This week the official description of Gramma dejongi was published and it offer up some juicy bits of info about where this beauty lives and comes from. In case you’ve been living with the bristleworms under a rock, Gramma dejongi is a sensational new reef fish species which has been quietly hiding out on Cuban reefs until it was discovered last year.
First we had the teaser pictures of G. dejongi, then the high quality images of Dejong’s gramma and then another Gramma dejongi video to fuel our desire. With the original description now in our hands, we can finally start to picture what this fish is all about in it’s natural environment.
Gramma dejongi was described by Benjamin Victor and John Randall in the Journal Zoological Studies: Gramma dejongi, a New Basslet (Perciformes: Grammatidae) from Cuba, a Sympatric Sibling Species of G. loreto. G. dejongi was described from specimens occurring in deep reefs off of Trinidad on the South-Central coast of Cuba.
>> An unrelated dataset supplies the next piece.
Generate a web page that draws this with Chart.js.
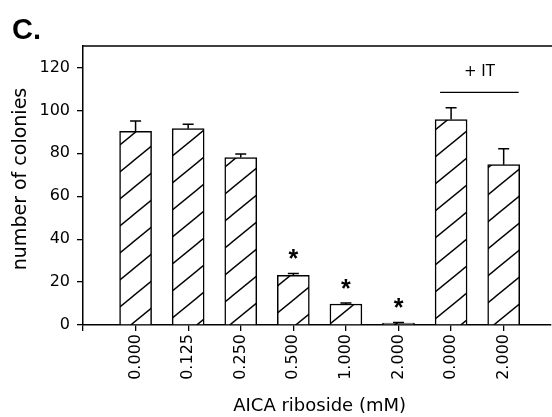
<!DOCTYPE html>
<html><head><meta charset="utf-8">
<script src="https://cdn.jsdelivr.net/npm/chart.js@4"></script>
<style>html,body{margin:0;padding:0;background:#fff;overflow:hidden}#wrap{width:552px;height:417px;position:relative}</style>
</head><body><div id="wrap"><canvas id="c"></canvas></div>
<script>
// ---- data ----
const categories = ['0.000','0.125','0.250','0.500','1.000','2.000','0.000','2.000'];
const colonies   = [90.2, 91.5, 78.0, 23.2, 9.8, 0.9, 95.7, 74.7];
const errorUp    = [4.8, 2.0, 1.7, 0.8, 0.4, 0.3, 5.5, 7.4];
const significant = [false, false, false, true, true, true, false, false];
const yTicks = [0, 20, 40, 60, 80, 100, 120];
const panelLabel = 'C.';
const groupLabel = '+ IT';
const groupMembers = [6, 7];
const xTitle = 'AICA riboside (mM)';
const yTitle = 'number of colonies';

const TICK_FONT = {family: 'DejaVu Sans', size: 16};

function hatchPattern(ctx) {
  const w = 33, h = 27;
  const t = document.createElement('canvas'); t.width = w; t.height = h;
  const g = t.getContext('2d');
  g.fillStyle = '#fff'; g.fillRect(0, 0, w, h);
  g.strokeStyle = '#000'; g.lineWidth = 1.4;
  for (let k = -1; k <= 1; k++) {
    g.beginPath(); g.moveTo(-w, 2*h + k*h); g.lineTo(2*w, -h + k*h); g.stroke();
  }
  return ctx.createPattern(t, 'repeat');
}

const ctx = document.getElementById('c').getContext('2d');

const decorations = {
  id: 'decorations',
  afterDatasetsDraw(chart) {
    const c = chart.ctx, xs = chart.scales.x, ys = chart.scales.y;
    c.save();
    c.strokeStyle = '#000'; c.lineWidth = 1.5;
    colonies.forEach((v, i) => {
      const x = xs.getPixelForValue(i + 1);
      const yb = ys.getPixelForValue(v), yt = ys.getPixelForValue(v + errorUp[i]);
      c.beginPath(); c.moveTo(x, yb); c.lineTo(x, yt);
      c.moveTo(x - 5.5, yt); c.lineTo(x + 5.5, yt); c.stroke();
      if (significant[i]) {
        c.fillStyle = '#000';
        c.font = 'bold 25px "Liberation Sans"';
        c.textAlign = 'center'; c.textBaseline = 'alphabetic';
        c.fillText('*', x, yt - 20 + 14);
      }
    });
    // group bar "+ IT"
    const x1 = xs.getPixelForValue(groupMembers[0] + 1) - 11;
    const x2 = xs.getPixelForValue(groupMembers[1] + 1) + 15;
    const yl = ys.getPixelForValue(108.4);
    c.lineWidth = 1.3;
    c.beginPath(); c.moveTo(x1, yl); c.lineTo(x2, yl); c.stroke();
    c.fillStyle = '#000';
    c.font = '15px "DejaVu Sans"';
    c.textAlign = 'center'; c.textBaseline = 'middle';
    c.fillText(groupLabel, (x1 + x2) / 2, ys.getPixelForValue(118));
    c.restore();
  },
  afterDraw(chart) {
    const c = chart.ctx, a = chart.chartArea, xs = chart.scales.x;
    c.save();
    c.strokeStyle = '#000'; c.lineWidth = 1.5;
    c.beginPath(); c.moveTo(a.left, a.top); c.lineTo(chart.width, a.top); c.stroke();
    c.fillStyle = '#000';
    c.font = 'bold 29px "Liberation Sans"';
    c.textAlign = 'left'; c.textBaseline = 'alphabetic';
    c.fillText(panelLabel, 12, 39);
    c.font = '18px "DejaVu Sans"';
    c.textAlign = 'center'; c.textBaseline = 'middle';
    c.fillText(xTitle, xs.getPixelForValue(4.5), 406);
    c.font = '19px "DejaVu Sans"';
    c.translate(21, 179); c.rotate(-Math.PI / 2);
    c.fillText(yTitle, 0, 0);
    c.restore();
  }
};

new Chart(ctx, {
  type: 'bar',
  data: {
    datasets: [{
      data: colonies.map((v, i) => ({x: i + 1, y: v})),
      backgroundColor: hatchPattern(ctx),
      borderColor: '#000',
      borderWidth: 1.5,
      barThickness: 32
    }]
  },
  options: {
    responsive: true,
    maintainAspectRatio: false,
    animation: false,
    devicePixelRatio: 1,
    layout: {padding: {top: 46, right: 1, left: 0, bottom: 0}},
    plugins: {legend: {display: false}, tooltip: {enabled: false}, title: {display: false}},
    scales: {
      x: {
        type: 'linear', min: 0, max: 8.9, offset: false,
        ticks: {
          stepSize: 1, includeBounds: false, autoSkip: false,
          maxRotation: 90, minRotation: 90, padding: 3,
          color: '#000', font: TICK_FONT,
          callback: v => categories[v - 1] ?? ''
        },
        grid: {offset: false, drawOnChartArea: false, drawTicks: true, tickLength: 6, color: '#000', lineWidth: 1.3},
        border: {color: '#000', width: 1.5},
        afterFit: s => { s.height = 92; }
      },
      y: {
        min: 0, max: 130,
        afterBuildTicks: s => { s.ticks = yTicks.map(v => ({value: v})); },
        ticks: {color: '#000', font: TICK_FONT, padding: 7},
        grid: {drawOnChartArea: false, drawTicks: true, tickLength: 6, color: '#000', lineWidth: 1.3},
        border: {color: '#000', width: 1.5},
        afterFit: s => { s.width = 83; }
      }
    }
  },
  plugins: [decorations]
});
</script>
</body></html>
While the royal Gramma prefers to inhabit relatively shallow water, G. dejongi is found at depths of 20-30 meters, about 70 to 100 feet and the black-cap gramma occurs deeper. Strangely enough, G. dejongi is not an isolated species, it is sympatric with both the royal gramma and black-cap gramma which occur in the same geographic range. Genetic analysis indicates that G. dejongi is genetically very similar to Gramma loreto and that it has only recently diverged as a new species.
G. dejongi is most closely related to the royal gramma but it does not have a purple anterior, nor does it have the eyestripe that is characteristic of the aquarium favorite. Furthermore, Dejong’s Gramma is a smaller species growing to about 45mm (~two inches) whereas the royal gramma is almost twice that size at 80mm. Gramma dejongi is definitely a new species because it co-occurs with Gramma loreto and there must be some kind of reproductive isolation for this overlap to occur. What further separates the Dejongi gramma from others is that aquarists have noticed that this species does not swim upside down like royal gramma tend to do.
So there you have it! G. dejongi is a good card-carrying fish species, we know where it comes from and how it is different, now we just need to get some!